On rit aussi, beaucoup. Le Poème du vicaire d’André Frédérique, peut-être pas le sommet de la soirée, nous amuse néanmoins par son originalité fantaisiste et décalée, où se mêle un humour noir savoureux. On passe du rire aux larmes lorsque les images nous conduisent sur une grève mouvante, évoquant le danger des sables mouvants sur les côtes de la Manche. Que peut l’homme face à la force de la nature ? nous dit Victor Hugo, et quel « documentaire saisissant » nous livre ici André Dussollier, que l’on voit se noyer sous nos yeux médusés.
Il est aussi question de « guerres… et ce qui s’en suit », avec Louis Aragon, et d’une vision désenchantée du monde contemporain à travers les mots de Michel Houellebecq. Puis, le rire revient – un peu jaune cette fois – avec Les Présidents de Paul Fournel. Quelle superbe mise en scène pour évoquer les figures du pouvoir ! Présentés sur de grandes cartes à jouer, nous les reconnaissons tous, mandat après mandat, ils sont là. Et les mots nous révèlent quelques contradictions – pour ne pas dire absurdités – qui nous font rire de bon cœur… du moins ici, sur la scène du théâtre !
Comment ne pas parler et conclure avec « le mot », extrait de « Toute la lyre », de Victor Hugo. Il est bien question de cela, ce soir, de la puissance du langage, de la puissance des mots, qui éclairent, émeuvent, inspirent et bouleversent tout ! Oui, le texte « le mot » est bien choisi pour se quitter, alors que nous buvons ceux de l’acteur depuis plus d’une heure, avec gourmandise, jusqu’au dernier ? En prose comme en vers, les textes s’enchevêtrent, mêlant les époques et les styles. Ils nous ont entrainés dans un tourbillon littéraire.
«On les ressuscite si rarement », dit encore André Dussollier dans sa note d’intention. « Ils appartiennent à tous les gens, à toutes les époques. »

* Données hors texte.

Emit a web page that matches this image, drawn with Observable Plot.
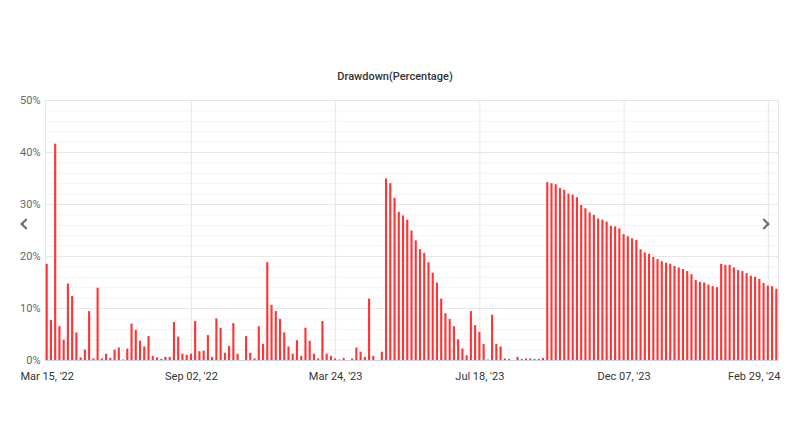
<!DOCTYPE html>
<html><head><meta charset="utf-8">
<script src="https://cdn.jsdelivr.net/npm/d3@7"></script>
<script src="https://cdn.jsdelivr.net/npm/@observablehq/plot@0.6"></script>
<style>
body{margin:0;background:#fff;font-family:Roboto,sans-serif;}
#wrap{position:relative;width:790px;height:444px;overflow:hidden;background:#fff;}
#title{position:absolute;left:0;width:790px;top:70px;text-align:center;font-size:11px;line-height:13px;color:#333;font-weight:500;}
#chart{position:absolute;left:0;top:0;}
.chev{position:absolute;width:6px;height:6px;border-left:2px solid #6a6a6a;border-bottom:2px solid #6a6a6a;}
#prev{left:22px;top:220px;transform:rotate(45deg);}
#next{left:760px;top:220px;transform:rotate(-135deg);}
</style></head><body>
<div id="wrap"><div id="chart"></div><div id="title">Drawdown(Percentage)</div><div class="chev" id="prev"></div><div class="chev" id="next"></div></div>
<script>
const drawdown = [
  18.5, 7.7, 41.6, 6.5, 3.9, 14.7, 12.3, 5.3, 0.5, 2.0,
  9.4, 0.3, 13.9, 0.3, 1.2, 0.4, 2.0, 2.4, 0.1, 2.2,
  7.0, 5.8, 3.7, 2.6, 4.6, 0.8, 0.5, 0.2, 0.6, 0.6,
  7.3, 4.5, 1.2, 1.0, 1.2,
  7.5, 1.7, 1.8, 4.8, 0.6, 8.0, 6.2, 1.4, 2.7, 7.1,
  1.2, 0, 4.6, 1.4, 0.3, 6.5, 3.1, 18.8, 10.6, 9.4,
  7.9, 5.3, 2.6, 1.2, 3.8, 0.8, 6.2, 3.7, 1.2, 0.3,
  7.5, 1.2, 0.8, 0.3,
  0.1, 0.4, 0, 0.3, 2.4, 1.6, 0.6, 11.8, 0.8, 0,
  1.6, 34.9, 34.0, 31.2, 28.5, 27.8, 27.0, 24.9, 23.0, 21.3,
  20.6, 18.8, 16.8, 14.9, 11.8, 9.0, 7.9, 6.5, 4.0, 2.2,
  0.9, 9.4, 6.7, 5.4, 3.1,
  0.1, 8.7, 3.1, 2.6, 0.3, 0.2, 0, 0.6, 0.2, 0.3,
  0.3, 0.2, 0.2, 0.4, 34.2, 34.0, 33.8, 33.1, 32.7, 32.0,
  31.8, 31.3, 29.8, 29.2, 28.4, 27.9, 27.2, 27.0, 26.6, 25.8,
  25.7, 25.3, 24.2, 23.8,
  23.4, 23.1, 21.3, 20.7, 20.4, 19.8, 19.4, 19.0, 18.7, 18.5,
  18.1, 17.8, 17.5, 17.1, 16.5, 15.4, 15.0, 14.9, 14.5, 14.2,
  14.0, 18.5, 18.3, 18.3, 17.8, 17.3, 17.1, 16.7, 16.2, 16.0,
  15.6, 14.8, 14.3, 14.2, 13.7
];
const tickIndex = [0, 34, 68, 102, 136, 170];
const tickLabels = ["Mar 15, '22", "Sep 02, '22", "Mar 24, '23", "Jul 18, '23", "Dec 07, '23", "Feb 29, '24"];
const yTicks = [0, 10, 20, 30, 40, 50];
const yMinor = d3.range(2, 50, 2).filter(d => d % 10 !== 0);

const data = drawdown.map((v, i) => ({i, v}));
const fmtX = i => tickLabels[tickIndex.indexOf(i)];

const chart = Plot.plot({
  width: 790, height: 444,
  marginLeft: 45, marginRight: 12, marginTop: 100, marginBottom: 84,
  style: {fontFamily: "Roboto, sans-serif", fontSize: "11px", background: "#fff", color: "#333"},
  x: {type: "band", domain: d3.range(drawdown.length), paddingInner: 0.5, paddingOuter: 0.15, axis: null},
  y: {domain: [0, 50], axis: null},
  marks: [
    Plot.ruleY(yMinor, {stroke: "#f3f3f3"}),
    Plot.ruleY(yTicks.slice(1), {stroke: "#e6e6e6"}),
    Plot.gridX(tickIndex.slice(1), {stroke: "#e6e6e6", strokeOpacity: 1}),
    Plot.frame({anchor: "left", stroke: "#e6e6e6"}),
    Plot.frame({anchor: "right", stroke: "#e6e6e6"}),
    Plot.barY(data, {x: "i", y: "v", fill: "#ff3535"}),
    Plot.ruleY([0], {stroke: "#ccd6eb"}),
    Plot.axisY(yTicks, {tickSize: 0, tickPadding: 5, tickFormat: d => d + "%", fill: "#666", label: null}),
    Plot.axisX(tickIndex.slice(0, 5), {tickSize: 0, tickPadding: 12, tickFormat: fmtX, fill: "#333", label: null}),
    Plot.axisX(tickIndex.slice(5), {tickSize: 0, tickPadding: 12, tickFormat: fmtX, fill: "#333", textAnchor: "end", dx: 12, label: null})
  ]
});
document.getElementById("chart").appendChild(chart);
</script>
</body></html>
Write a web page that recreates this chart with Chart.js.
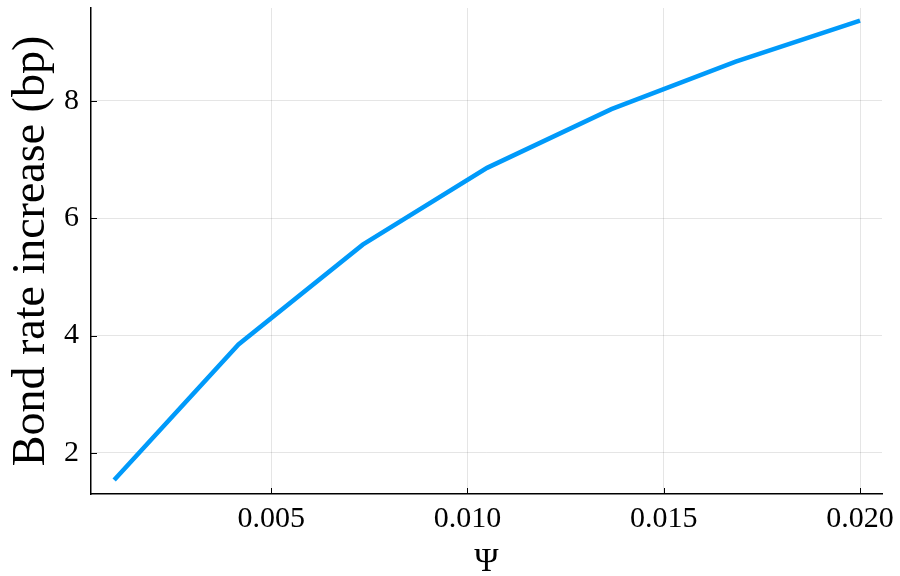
<!DOCTYPE html>
<html>
<head>
<meta charset="utf-8">
<script src="https://cdn.jsdelivr.net/npm/chart.js@4.4.1/dist/chart.umd.min.js"></script>
<style>
  html, body { margin: 0; padding: 0; background: #fff; }
  #wrap { width: 900px; height: 576px; }
</style>
</head>
<body>
<div id="wrap"><canvas id="chart" width="900" height="576"></canvas></div>
<script>
// data
const psiValues = [0.001, 0.004167, 0.007333, 0.0105, 0.013667, 0.016833, 0.020];
const rateIncrease = [1.54, 3.85, 5.55, 6.86, 7.86, 8.67, 9.37];
const xTicks = [0.005, 0.010, 0.015, 0.020];
const yTicks = [2, 4, 6, 8];

const FONT = "'Liberation Serif', 'DejaVu Serif', serif";

// small inward tick marks like the original plot
const innerTicks = {
  id: 'innerTicks',
  afterDraw(chart) {
    const { ctx, chartArea, scales } = chart;
    ctx.save();
    ctx.strokeStyle = '#000';
    ctx.lineWidth = 1;
    ctx.beginPath();
    xTicks.forEach(v => {
      const px = Math.round(scales.x.getPixelForValue(v)) + 0.5;
      ctx.moveTo(px, chartArea.bottom);
      ctx.lineTo(px, chartArea.bottom - 6);
    });
    yTicks.forEach(v => {
      const py = Math.round(scales.y.getPixelForValue(v)) + 0.5;
      ctx.moveTo(chartArea.left, py);
      ctx.lineTo(chartArea.left + 6, py);
    });
    ctx.stroke();
    ctx.restore();
  }
};

new Chart(document.getElementById('chart'), {
  type: 'line',
  data: {
    datasets: [{
      data: psiValues.map((x, i) => ({ x: x, y: rateIncrease[i] })),
      borderColor: '#009AFA',
      borderWidth: 4.5,
      pointRadius: 0,
      tension: 0,
      fill: false
    }]
  },
  options: {
    responsive: false,
    animation: false,
    layout: { padding: { top: 8, right: 18, left: 0, bottom: 0 } },
    plugins: { legend: { display: false }, tooltip: { enabled: false } },
    scales: {
      x: {
        type: 'linear',
        min: 0.00041,
        max: 0.02056,
        afterBuildTicks: s => { s.ticks = xTicks.map(v => ({ value: v })); },
        afterFit: s => { s.height = 82; s.paddingLeft = 0; s.paddingRight = 0; },
        border: { display: true, color: '#000', width: 1.5 },
        grid: { color: 'rgba(0,0,0,0.1)', lineWidth: 1, drawTicks: false },
        ticks: {
          padding: 7,
          color: '#000',
          maxRotation: 0,
          font: { family: FONT, size: 30 },
          callback: v => v.toFixed(3)
        },
        title: {
          display: true,
          text: 'Ψ',
          color: '#000',
          padding: { top: 0, bottom: -6 },
          font: { family: FONT, size: 33 }
        }
      },
      y: {
        type: 'linear',
        min: 1.30,
        max: 9.585,
        afterBuildTicks: s => { s.ticks = yTicks.map(v => ({ value: v })); },
        afterFit: s => { s.width = 91; s.paddingTop = 0; s.paddingBottom = 0; },
        border: { display: true, color: '#000', width: 1.5 },
        grid: { color: 'rgba(0,0,0,0.1)', lineWidth: 1, drawTicks: false },
        ticks: {
          padding: 12,
          color: '#000',
          font: { family: FONT, size: 30 }
        },
        title: {
          display: true,
          text: 'Bond rate increase (bp)',
          color: '#000',
          padding: { top: 4, bottom: 0 },
          font: { family: FONT, size: 46 }
        }
      }
    }
  },
  plugins: [innerTicks]
});
</script>
</body>
</html>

Et nous voudrions lui répondre, à cet homme capable de naviguer entre gravité et malice, avec une touche de candeur que, si nous aimons passionnément ses mots, nous aimons aussi ses silences. Cela peut sembler étrange à dire, mais lorsqu’il joue et que, soudain, il se tait, nous regarde avec sérieux et malice, puis nous sourit, complice, c’est aussi pour mieux partager des sentiments et des émotions. Ces silences suspendent le temps et racontent bien davantage encore qu’un long dialogue. L’acteur sait donner du poids à l’absence de mots, et laisser place à l’émotion pure…
Le bonheur est dans ce voyage « Sens dessus dessous » entre poésie et littérature.
Et avec quelques pas de danse, qui nous rappellent sa merveilleuse prestation dans Novecento en 2015 à Marseille, André Dussollier tire sa révérence dans cette pirouette finale !
Merci pour ces trésors offerts sur scène. Des trésors partagés toute la semaine avec le public du Théâtre du Jeu de Paume… à guichets fermés. (du 25 février au 1er mars).